No pop o destaque foi o Peeping Tom, de Mike Patton (ex-Faith No More), mais engraçado, inteligente, irônico e safado que grande parte do pop atual. Misturando melodias bem “pattonianas” com batidas sugadas do hip hop, muitos samples, mas longe dos clichês, Patton fez um disco ótimo – apesar de um pouco indigesto à primeira audição. Traz participações hilárias de Bebel Gilberto na bossa-brega “Caipirinha” e Norah Jones em “Sucker”, na qual a cantora “meiguinha” aparece sussurrando letra que faz referência a felação. Minhas preferidas são “We’re not alone”, com o Dub Trio, “Don’t even trip”, com Amon Tobin, “Kill the DJ”, com Massive Attack e “Your neighborhood spaceman”, com Jel e Odd Nosdam. E seu eu fosse obrigado a escolher a música pop do ano ficaria com “Mojo”, com participação de Rahzel e Dan The Automator.

Em Almah – apesar de alguns momentos pastiche e outros meio bregas – Edu Falaschi (vocalista do Angra) se mostra um ótimo melodista do metal, capaz de criar músicas que grudam na cabeça. Destaque também para Edu Ardanuy – talvez o maior guitarrista de rock do país – nos ótimos solos de “Take back your spell”, “Forgotten land” e “Scary zone”. Falando em guitarrista, o colega de Angra de Falaschi, Kiko Loureiro, fez em Universo inverso um disco instrumental bastante interessante: aliado a outros ótimos músicos – Yaniel Matos (piano), Cuca Teixeira (bateria) e Carlinhos Noronha (baixo) – gravou um disco de fusion, em que mistura elementos do rock, jazz, música brasileira e latina com um resultado no mínimo interessante, que merece ser escutado sem preconceitos. Destaque para “Feijão de corda”, “Monday morning” e “Realidade paralela” (todas de Kiko).

Dois discos de rock em 2006 que não trouxeram nada de novo, mas gostei de ouvir foram Revelations, do Audioslave e Super colossal, de Joe Satriani.
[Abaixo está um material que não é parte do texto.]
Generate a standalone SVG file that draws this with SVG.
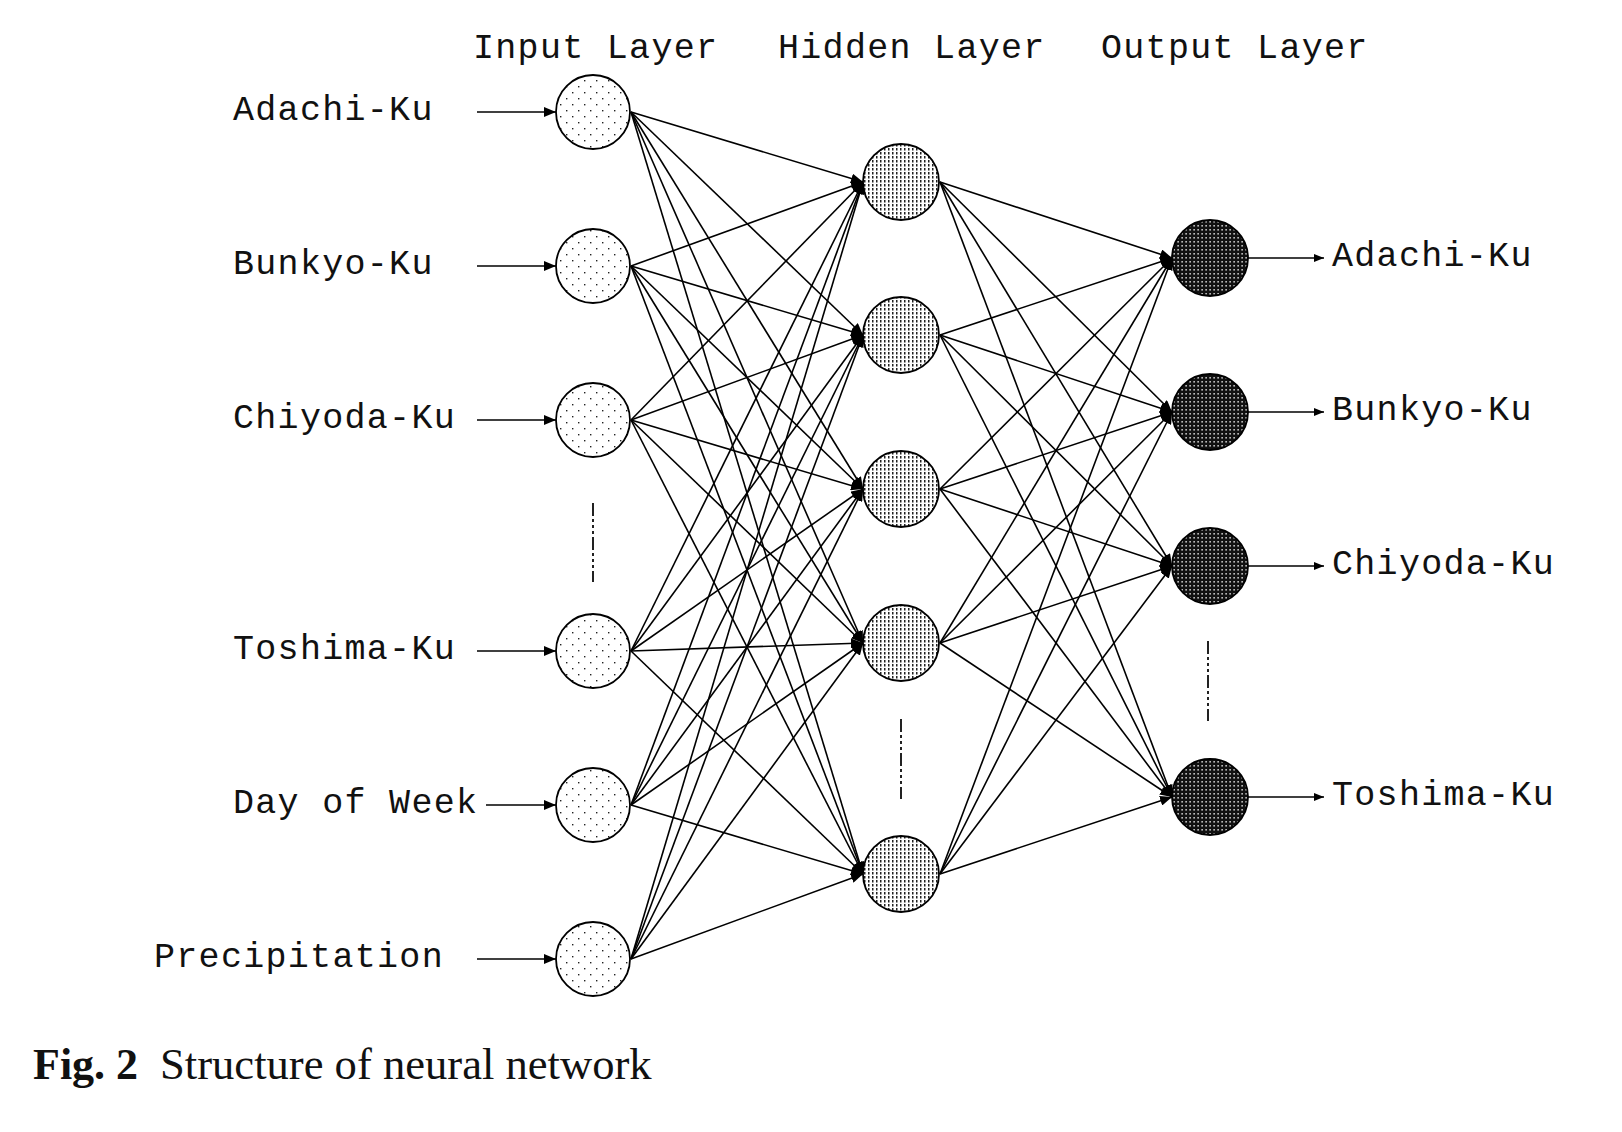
<svg xmlns="http://www.w3.org/2000/svg" width="1622" height="1132" viewBox="0 0 1622 1132">
<defs>
<style>
.lbl{font-family:"Liberation Mono","Courier New",monospace;font-size:35px;letter-spacing:1.3px;fill:#111}
.cap{font-family:"Liberation Serif","Times New Roman",serif;font-size:44px;fill:#111}
.conn line{stroke:#000;stroke-width:1.6}
.node circle{stroke:#000;stroke-width:1.8}
.in circle{fill:url(#pIn)}
.hid circle{fill:url(#pHid)}
.out circle{fill:url(#pOut)}
.dash{stroke:#222;stroke-width:2;stroke-dasharray:13 3 3 3 3 3 3 3}
</style>
<marker id="ah" viewBox="0 0 12 10" refX="12" refY="5" markerWidth="12" markerHeight="10" markerUnits="userSpaceOnUse" orient="auto">
<path d="M0,0 L12,5 L0,10 z" fill="#000"/>
</marker>
<marker id="ahs" viewBox="0 0 10 8" refX="10" refY="4" markerWidth="10" markerHeight="8" markerUnits="userSpaceOnUse" orient="auto">
<path d="M0,0 L10,4 L0,8 z" fill="#000"/>
</marker>
<pattern id="pIn" width="12" height="12" patternUnits="userSpaceOnUse">
<rect width="12" height="12" fill="#fff"/>
<rect x="2" y="2" width="1.4" height="1.4" fill="#222"/>
<rect x="8" y="8" width="1.4" height="1.4" fill="#222"/>
</pattern>
<pattern id="pHid" width="4" height="4" patternUnits="userSpaceOnUse">
<rect width="4" height="4" fill="#fff"/>
<rect x="0" y="0" width="1.5" height="2.5" fill="#222"/>
</pattern>
<pattern id="pOut" width="4" height="4" patternUnits="userSpaceOnUse">
<rect width="4" height="4" fill="#111"/>
<rect x="1.5" y="1" width="1.2" height="1.6" fill="#fff"/>
</pattern>
</defs>
<rect width="1622" height="1132" fill="#fff"/>

<g id="headers">
<text class="lbl" x="473" y="58">Input Layer</text>
<text class="lbl" x="778" y="58">Hidden Layer</text>
<text class="lbl" x="1101" y="58">Output Layer</text>
</g>

<g id="connectors" class="conn">
<!-- input arrows -->
<line x1="477" y1="112" x2="556" y2="112" marker-end="url(#ah)"/>
<line x1="477" y1="266" x2="556" y2="266" marker-end="url(#ah)"/>
<line x1="477" y1="420" x2="556" y2="420" marker-end="url(#ah)"/>
<line x1="477" y1="651" x2="556" y2="651" marker-end="url(#ah)"/>
<line x1="486" y1="805" x2="556" y2="805" marker-end="url(#ah)"/>
<line x1="477" y1="959" x2="556" y2="959" marker-end="url(#ah)"/>
<!-- input to hidden -->
<line x1="631" y1="112" x2="863" y2="182" marker-end="url(#ah)"/>
<line x1="631" y1="112" x2="863" y2="335" marker-end="url(#ah)"/>
<line x1="631" y1="112" x2="863" y2="489" marker-end="url(#ah)"/>
<line x1="631" y1="112" x2="863" y2="643" marker-end="url(#ah)"/>
<line x1="631" y1="112" x2="863" y2="874" marker-end="url(#ah)"/>
<line x1="631" y1="266" x2="863" y2="182" marker-end="url(#ah)"/>
<line x1="631" y1="266" x2="863" y2="335" marker-end="url(#ah)"/>
<line x1="631" y1="266" x2="863" y2="489" marker-end="url(#ah)"/>
<line x1="631" y1="266" x2="863" y2="643" marker-end="url(#ah)"/>
<line x1="631" y1="266" x2="863" y2="874" marker-end="url(#ah)"/>
<line x1="631" y1="420" x2="863" y2="182" marker-end="url(#ah)"/>
<line x1="631" y1="420" x2="863" y2="335" marker-end="url(#ah)"/>
<line x1="631" y1="420" x2="863" y2="489" marker-end="url(#ah)"/>
<line x1="631" y1="420" x2="863" y2="643" marker-end="url(#ah)"/>
<line x1="631" y1="420" x2="863" y2="874" marker-end="url(#ah)"/>
<line x1="631" y1="651" x2="863" y2="182" marker-end="url(#ah)"/>
<line x1="631" y1="651" x2="863" y2="335" marker-end="url(#ah)"/>
<line x1="631" y1="651" x2="863" y2="489" marker-end="url(#ah)"/>
<line x1="631" y1="651" x2="863" y2="643" marker-end="url(#ah)"/>
<line x1="631" y1="651" x2="863" y2="874" marker-end="url(#ah)"/>
<line x1="631" y1="805" x2="863" y2="182" marker-end="url(#ah)"/>
<line x1="631" y1="805" x2="863" y2="335" marker-end="url(#ah)"/>
<line x1="631" y1="805" x2="863" y2="489" marker-end="url(#ah)"/>
<line x1="631" y1="805" x2="863" y2="643" marker-end="url(#ah)"/>
<line x1="631" y1="805" x2="863" y2="874" marker-end="url(#ah)"/>
<line x1="631" y1="959" x2="863" y2="182" marker-end="url(#ah)"/>
<line x1="631" y1="959" x2="863" y2="335" marker-end="url(#ah)"/>
<line x1="631" y1="959" x2="863" y2="489" marker-end="url(#ah)"/>
<line x1="631" y1="959" x2="863" y2="643" marker-end="url(#ah)"/>
<line x1="631" y1="959" x2="863" y2="874" marker-end="url(#ah)"/>
<!-- hidden to output -->
<line x1="940" y1="182" x2="1172" y2="258" marker-end="url(#ah)"/>
<line x1="940" y1="182" x2="1172" y2="412" marker-end="url(#ah)"/>
<line x1="940" y1="182" x2="1172" y2="566" marker-end="url(#ah)"/>
<line x1="940" y1="182" x2="1172" y2="797" marker-end="url(#ah)"/>
<line x1="940" y1="335" x2="1172" y2="258" marker-end="url(#ah)"/>
<line x1="940" y1="335" x2="1172" y2="412" marker-end="url(#ah)"/>
<line x1="940" y1="335" x2="1172" y2="566" marker-end="url(#ah)"/>
<line x1="940" y1="335" x2="1172" y2="797" marker-end="url(#ah)"/>
<line x1="940" y1="489" x2="1172" y2="258" marker-end="url(#ah)"/>
<line x1="940" y1="489" x2="1172" y2="412" marker-end="url(#ah)"/>
<line x1="940" y1="489" x2="1172" y2="566" marker-end="url(#ah)"/>
<line x1="940" y1="489" x2="1172" y2="797" marker-end="url(#ah)"/>
<line x1="940" y1="643" x2="1172" y2="258" marker-end="url(#ah)"/>
<line x1="940" y1="643" x2="1172" y2="412" marker-end="url(#ah)"/>
<line x1="940" y1="643" x2="1172" y2="566" marker-end="url(#ah)"/>
<line x1="940" y1="643" x2="1172" y2="797" marker-end="url(#ah)"/>
<line x1="940" y1="874" x2="1172" y2="258" marker-end="url(#ah)"/>
<line x1="940" y1="874" x2="1172" y2="412" marker-end="url(#ah)"/>
<line x1="940" y1="874" x2="1172" y2="566" marker-end="url(#ah)"/>
<line x1="940" y1="874" x2="1172" y2="797" marker-end="url(#ah)"/>
<!-- output arrows -->
<line x1="1248" y1="258" x2="1324" y2="258" marker-end="url(#ahs)"/>
<line x1="1248" y1="412" x2="1324" y2="412" marker-end="url(#ahs)"/>
<line x1="1248" y1="566" x2="1324" y2="566" marker-end="url(#ahs)"/>
<line x1="1248" y1="797" x2="1324" y2="797" marker-end="url(#ahs)"/>
</g>

<g id="input-labels">
<text class="lbl" x="233" y="120">Adachi-Ku</text>
<text class="lbl" x="233" y="274">Bunkyo-Ku</text>
<text class="lbl" x="233" y="428">Chiyoda-Ku</text>
<text class="lbl" x="233" y="659">Toshima-Ku</text>
<text class="lbl" x="233" y="813">Day of Week</text>
<text class="lbl" x="154" y="967">Precipitation</text>
</g>

<g id="input-nodes" class="node in">
<g id="in1"><circle cx="593" cy="112" r="37"/></g>
<g id="in2"><circle cx="593" cy="266" r="37"/></g>
<g id="in3"><circle cx="593" cy="420" r="37"/></g>
<g id="in4"><circle cx="593" cy="651" r="37"/></g>
<g id="in5"><circle cx="593" cy="805" r="37"/></g>
<g id="in6"><circle cx="593" cy="959" r="37"/></g>
</g>

<g id="hidden-nodes" class="node hid">
<g id="h1"><circle cx="901" cy="182" r="38"/></g>
<g id="h2"><circle cx="901" cy="335" r="38"/></g>
<g id="h3"><circle cx="901" cy="489" r="38"/></g>
<g id="h4"><circle cx="901" cy="643" r="38"/></g>
<g id="h5"><circle cx="901" cy="874" r="38"/></g>
</g>

<g id="output-nodes" class="node out">
<g id="o1"><circle cx="1210" cy="258" r="38"/></g>
<g id="o2"><circle cx="1210" cy="412" r="38"/></g>
<g id="o3"><circle cx="1210" cy="566" r="38"/></g>
<g id="o4"><circle cx="1210" cy="797" r="38"/></g>
</g>

<g id="output-labels">
<text class="lbl" x="1332" y="266">Adachi-Ku</text>
<text class="lbl" x="1332" y="420">Bunkyo-Ku</text>
<text class="lbl" x="1332" y="574">Chiyoda-Ku</text>
<text class="lbl" x="1332" y="805">Toshima-Ku</text>
</g>

<g id="ellipses">
<line class="dash" x1="593" y1="503" x2="593" y2="582"/>
<line class="dash" x1="901" y1="719" x2="901" y2="799"/>
<line class="dash" x1="1208" y1="641" x2="1208" y2="721"/>
</g>

<g id="caption">
<text class="cap" x="33" y="1079" font-weight="bold">Fig. 2</text>
<text class="cap" x="160" y="1079" style="font-size:44.6px">Structure of neural network</text>
</g>
</svg>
O Audioslave é uma “superbanda” com o instrumental do Rage Against The Machine (Tom Morello, guitarra; Tim Commerford, baixo e Brad Wilk, bateria) e o vocalista do Soundgarden, Chris Cornell – não podia dar errado. O resultado em Revelations é uma música bastante influenciada por Led Zeppelin com instrumental competente e boas melodias. Ouvi (e continuo ouvindo) a faixa-título por diversas vezes; ela remete ao “rock de arena” e traz ótimo solo de Tom Morello e refrão empolgante. Outros destaques são “One and the same” e “Original fire”. Super colossal de Joe Satriani também traz referências setentistas e não traz nada de muito novo – ele já tem um estilo característico. Mas ainda é capaz de criar ótimas músicas, como a faixa-titulo, “A cool new way”, “Crowd chant” e “The meaning of love”.

Certamente devem ter sido lançados centenas de grandes discos em 2006, ou outros que vou ficar desesperado por ter esquecido de colocar nessa lista. Que venha 2007 e me comprove, novamente, que meu otimismo faz sentido.